Serbian PM makes historic visit to Albania Aleksandar Vucic says that while Serbia and Albania have differences, their problems can be solved through dialogue

Serbian and Albanian leaders

Serbian and Albanian leaders

SARAJEVO, Bosnia-Herzegovina – (AA) Serbian Prime Minister Aleksandar Vucic made a historic visit to the Albanian capital, Tirana, Wednesday, promising to solve bilateral issues through the process of dialogue instead of war.

Vucic’s two-day visit to Albania is the first such visit by the head of a Serbian government since the end of the 1998-99 Kosovo War.

Addressing a joint press conference with his Albania counterpart Edi Rama, he said that while differences between both sides remained, they agreed that dialogue was the only forward.

According to Serbia’s state news agency Tanjug, Vucic said: “The fact is that we did not agree on Kosovo.Serbia treats Kosovo as its integral part, while Albania treats Kosovo as an independent state. We think differently, speak differently, but the problems are not solved by war, but dialogue.”

He also called for collaboration on infrastructure projects to strengthen bilateral ties.

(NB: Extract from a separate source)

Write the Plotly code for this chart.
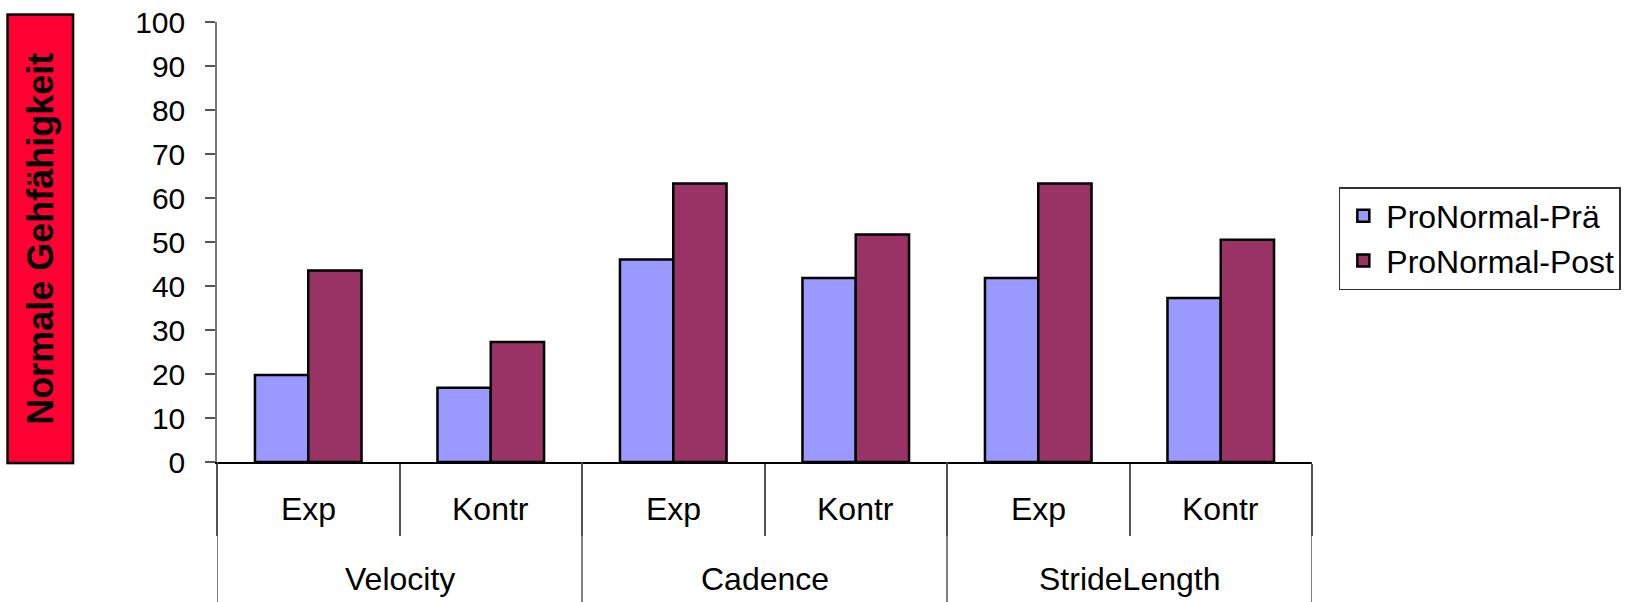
import plotly.graph_objects as go

# Gait measures, two groups per measure
groups = ["Velocity", "Cadence", "StrideLength"]
subgroups = ["Exp", "Kontr"]
pre_values = [19.8, 16.9, 46.0, 41.8, 41.8, 37.3]
post_values = [43.5, 27.3, 63.3, 51.7, 63.3, 50.5]
series_names = ["ProNormal-Prä", "ProNormal-Post"]
y_ticks = [0, 10, 20, 30, 40, 50, 60, 70, 80, 90, 100]

FONT = "Liberation Sans, Arial, sans-serif"
PRE_COLOR = "#9999FF"
POST_COLOR = "#993366"

n_cat = len(groups) * len(subgroups)
cat_pos = list(range(n_cat))

fig = go.Figure()
fig.add_trace(go.Bar(
    x=cat_pos, y=pre_values, name=series_names[0],
    marker=dict(color=PRE_COLOR, line=dict(color="black", width=2.5)),
))
fig.add_trace(go.Bar(
    x=cat_pos, y=post_values, name=series_names[1],
    marker=dict(color=POST_COLOR, line=dict(color="black", width=2.5)),
))

px_per_paper = 440.6  # plot height in px


def below(px):
    return -px / px_per_paper


annotations = []
shapes = []

# inner category labels
for i in range(n_cat):
    annotations.append(dict(
        x=i, y=below(47), xref="x", yref="paper",
        text=subgroups[i % len(subgroups)], showarrow=False,
        font=dict(family=FONT, size=32, color="black"),
        xanchor="center", yanchor="middle",
    ))

# outer group labels and long dividers
for g, name in enumerate(groups):
    center = g * len(subgroups) + (len(subgroups) - 1) / 2
    annotations.append(dict(
        x=center, y=below(117), xref="x", yref="paper",
        text=name, showarrow=False,
        font=dict(family=FONT, size=32, color="black"),
        xanchor="center", yanchor="middle",
    ))

for g in range(len(groups) + 1):
    xb = g * len(subgroups) - 0.5
    shapes.append(dict(
        type="line", xref="x", yref="paper",
        x0=xb, x1=xb, y0=0, y1=below(145),
        line=dict(color="#555555", width=1.5),
    ))

# y-axis title box
annotations.append(dict(
    x=(40.3 - 217) / 1095, y=(462.3 - 239) / 440.6,
    xref="paper", yref="paper",
    text="<b>Normale Gehfähigkeit</b>", showarrow=False, textangle=-90,
    font=dict(family=FONT, size=36, color="black"),
    bgcolor="#FF0033", bordercolor="black", borderwidth=2.5,
    width=444, height=61,
    xanchor="center", yanchor="middle",
))

fig.update_layout(
    width=1634, height=602,
    margin=dict(l=217, r=322, t=22, b=140, autoexpand=False),
    paper_bgcolor="white", plot_bgcolor="white",
    barmode="group", bargap=0.416, bargroupgap=0,
    font=dict(family=FONT, size=30, color="black"),
    showlegend=True,
    legend=dict(
        x=1.0245, y=0.625, xanchor="left", yanchor="top",
        font=dict(family=FONT, size=32, color="black"),
        bordercolor="#333333", borderwidth=1.5, bgcolor="white",
        tracegroupgap=0, itemwidth=36,
    ),
    xaxis=dict(
        range=[-0.5, n_cat - 0.5],
        tickmode="array",
        tickvals=[i - 0.5 for i in range(n_cat + 1)],
        ticktext=[""] * (n_cat + 1),
        showticklabels=False,
        ticks="outside", ticklen=72, tickwidth=1.5, tickcolor="#555555",
        showline=True, linecolor="black", linewidth=1.5,
        showgrid=False, zeroline=False, automargin=False,
    ),
    yaxis=dict(
        range=[0, 100],
        tickmode="array", tickvals=y_ticks,
        ticks="outside", ticklen=10, tickwidth=1.5, tickcolor="#555555",
        tickfont=dict(family=FONT, size=30, color="black"),
        ticklabelstandoff=14,
        showline=True, linecolor="#777777", linewidth=1.5,
        showgrid=False, zeroline=False, automargin=False,
    ),
    annotations=annotations,
    shapes=shapes,
)

fig.write_html("out.html")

“We talked about the development of tourism and how to motivate the citizens of Serbia to come to Tirana. We are well on the way, we have to work on it. The fact is that we did not agree on the issue of Kosovo and Metohija,” Vucic said, according to Tanjug.

He also emphasized on the importance of constructing a highway to connect Belgrade with Tirana.

Rama said that the Serbian premier’s historic visit had provided a unique opportunity to Albanians and Serbs to work for the benefit of their countries and the entire region just the way the Germans and the French did at the end of the Second World War.

“The courage that Germany and France have shown after the Second World War, regardless of the blood that was shed, encourages us that we too can move forward in the construction of coexistence in peace regardless of [our] religious and other differences.

“The fact that we have different views on certain issues does not mean that we are not aware of the fact that the two countries play an important role in the preservation of peace,” the Albanian premier said.

Kosovo, with a population more than 90 per cent ethnic Albanians, declared independence from Serbiain 2008 and is recognized by about 110 states, including U.S., Germany, France, and Turkey.

Albania, a Muslim-majority country with a population of around three million people, has also been a NATO member since 2009 and is a European Union candidate country.